I enjoyed this album! Some have called it a snore fest or an uninspired run-of-the-mill power metal effort, but even though I rarely like power metal, I don’t get that feeling with Glory For Salvation at all. It’s not an album that breaks new ground or perfects any formula, but it is definitely not uninspired or effortless in any department. The number of key and tempo-changes in songs that all work very well is sufficient evidence for me that the band cared about what they were creating. There’s no need at all to jump between keys like this if one sets out to make a lazy album. 

Kingdom Of Ice is probably my favorite track here. It’s a wonderful power metal anthem with really strong writing. The vocal melodies in the chorus are instantly memorable without feeling tired or overly familiar, and the simplistic drumming and slower tempo in the verse are also a pleasant touch. 

Also, this album was my first time hearing Giacomo Voli's vocals in any band and he's so good!
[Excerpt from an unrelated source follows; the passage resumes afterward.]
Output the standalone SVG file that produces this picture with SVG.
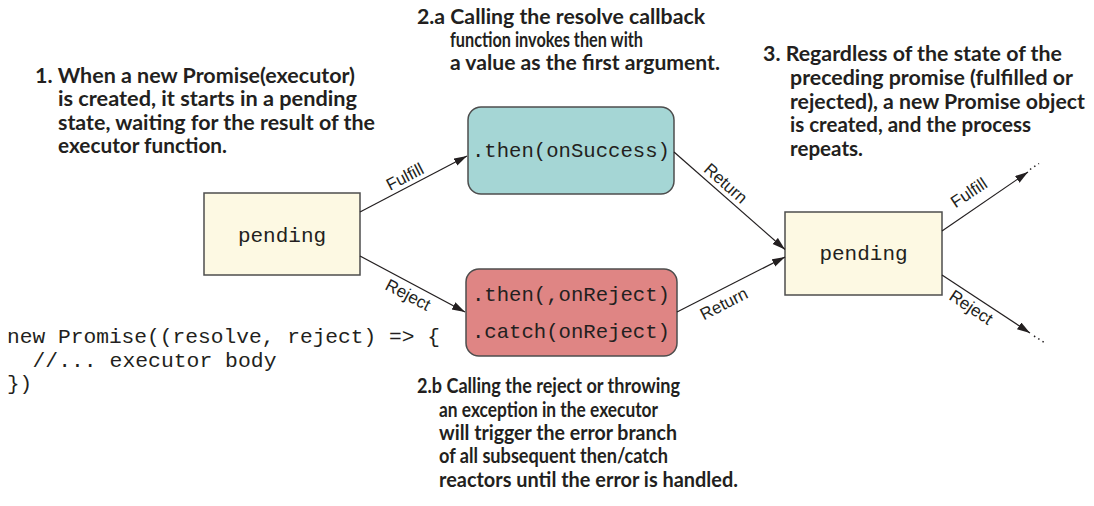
<svg xmlns="http://www.w3.org/2000/svg" width="1094" height="506" viewBox="0 0 1094 506">
<defs>
<marker id="ah" markerUnits="userSpaceOnUse" markerWidth="14" markerHeight="10" refX="13" refY="4" orient="auto"><path d="M0,0 L13,4 L0,8 z" fill="#231f20"/></marker>
<style>
.note{font-family:Lato,"Open Sans",sans-serif;font-weight:bold;font-size:21px;fill:#231f20}
.code{font-family:"Liberation Mono","Courier New",monospace;font-size:21px;fill:#231f20}
.lbl{font-family:"Liberation Sans",Arial,sans-serif;font-size:17px;fill:#231f20}
.conn{stroke:#231f20;stroke-width:1.2;fill:none}
.dots{stroke:#231f20;stroke-width:1.5;stroke-dasharray:1.5 3.5;fill:none}
.box{stroke:#4d4d4d;stroke-width:1.5}
</style>
</defs>
<rect x="0" y="0" width="1094" height="506" fill="#ffffff"/>

<g id="note1">
<text class="note" x="35" y="83" textLength="320" lengthAdjust="spacingAndGlyphs">1. When a new Promise(executor)</text>
<text class="note" x="58" y="106" textLength="299" lengthAdjust="spacingAndGlyphs">is created, it starts in a pending</text>
<text class="note" x="58" y="130" textLength="317" lengthAdjust="spacingAndGlyphs">state, waiting for the result of the</text>
<text class="note" x="58" y="153" textLength="169" lengthAdjust="spacingAndGlyphs">executor function.</text>
</g>

<g id="note2a">
<text class="note" x="417" y="23.5" textLength="288" lengthAdjust="spacingAndGlyphs">2.a Calling the resolve callback</text>
<text class="note" x="450" y="46.5" textLength="193" lengthAdjust="spacingAndGlyphs">function invokes then with</text>
<text class="note" x="450" y="69.5" textLength="270" lengthAdjust="spacingAndGlyphs">a value as the first argument.</text>
</g>

<g id="note3">
<text class="note" x="763" y="61" textLength="299" lengthAdjust="spacingAndGlyphs">3. Regardless of the state of the</text>
<text class="note" x="790" y="85" textLength="283" lengthAdjust="spacingAndGlyphs">preceding promise (fulfilled or</text>
<text class="note" x="790" y="108.5" textLength="295" lengthAdjust="spacingAndGlyphs">rejected), a new Promise object</text>
<text class="note" x="790" y="132" textLength="241" lengthAdjust="spacingAndGlyphs">is created, and the process</text>
<text class="note" x="790" y="155.5" textLength="73" lengthAdjust="spacingAndGlyphs">repeats.</text>
</g>

<g id="note2b">
<text class="note" x="417" y="393" textLength="263" lengthAdjust="spacingAndGlyphs">2.b Calling the reject or throwing</text>
<text class="note" x="439" y="416.5" textLength="219" lengthAdjust="spacingAndGlyphs">an exception in the executor</text>
<text class="note" x="439" y="440" textLength="238" lengthAdjust="spacingAndGlyphs">will trigger the error branch</text>
<text class="note" x="439" y="463" textLength="229" lengthAdjust="spacingAndGlyphs">of all subsequent then/catch</text>
<text class="note" x="439" y="487" textLength="299" lengthAdjust="spacingAndGlyphs">reactors until the error is handled.</text>
</g>

<g id="code">
<text class="code" x="7" y="343" textLength="433" lengthAdjust="spacingAndGlyphs">new Promise((resolve, reject) =&gt; {</text>
<text class="code" x="32.5" y="366.5" textLength="244" lengthAdjust="spacingAndGlyphs">//... executor body</text>
<text class="code" x="7" y="390">})</text>
</g>

<g id="pending1">
<rect class="box" x="204" y="193" width="156" height="82" fill="#fdf9e3"/>
<text class="code" x="282" y="241.5" text-anchor="middle">pending</text>
</g>

<g id="thenSuccess">
<rect class="box" x="468" y="107" width="206" height="87" rx="13" fill="#a5d6d5"/>
<text class="code" x="472" y="157" textLength="198" lengthAdjust="spacingAndGlyphs">.then(onSuccess)</text>
</g>

<g id="thenReject">
<rect class="box" x="466" y="269" width="211" height="87" rx="13" fill="#df8584"/>
<text class="code" x="472" y="301" textLength="198" lengthAdjust="spacingAndGlyphs">.then(,onReject)</text>
<text class="code" x="472" y="338" textLength="198" lengthAdjust="spacingAndGlyphs">.catch(onReject)</text>
</g>

<g id="pending2">
<rect class="box" x="785" y="212" width="157" height="83" fill="#fdf9e3"/>
<text class="code" x="863.5" y="260" text-anchor="middle">pending</text>
</g>

<g id="connectors">
<path class="conn" d="M360,212 L467,156" marker-end="url(#ah)"/>
<path class="conn" d="M360,256 L465,312" marker-end="url(#ah)"/>
<path class="conn" d="M674,152 L785,249.5" marker-end="url(#ah)"/>
<path class="conn" d="M677,312 L785,257" marker-end="url(#ah)"/>
<path class="conn" d="M942,231 L1028,172" marker-end="url(#ah)"/>
<path class="conn" d="M942,275 L1030,333" marker-end="url(#ah)"/>
<path class="dots" d="M1030,169.5 L1039,163.5"/>
<path class="dots" d="M1034,336 L1045,343"/>
<g class="lbl" text-anchor="middle" dominant-baseline="central">
<text transform="translate(405,177) rotate(-27.4)">Fulfill</text>
<text transform="translate(408,295) rotate(27.8)">Reject</text>
<text transform="translate(725.5,183.5) rotate(41.4)">Return</text>
<text transform="translate(724,304) rotate(-27)">Return</text>
<text transform="translate(969,193) rotate(-33.5)">Fulfill</text>
<text transform="translate(971,307.5) rotate(33.7)">Reject</text>
</g>
</g>
</svg>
Excellent review @SSUS, and I think your optimism regarding the band’s future is not at all unwarranted considering the quality of Glory For Salvation. I might even have given the album a strong 7 (closing in on an 8 if it wasn't for the cheesy and terrible "I'll Be Your Hero") in the songwriting department  
I am not nor have I ever been a musician or a member of a one-man band, especially a band that has a name that starts with "D".
14.12.2021 - 19:22
Metal Spartan

I'd say The Eighth Mountain was just slightly better than this new album...which means it's still solid. That said, Glory For Salvation is definitely NOT leagues ahead of Into the Legend, and I personally don't see how anyone can say that. I thought Into the Legend was, for the most part, on par with their old albums and a great swansong for Fabio with this version of Rhapsody.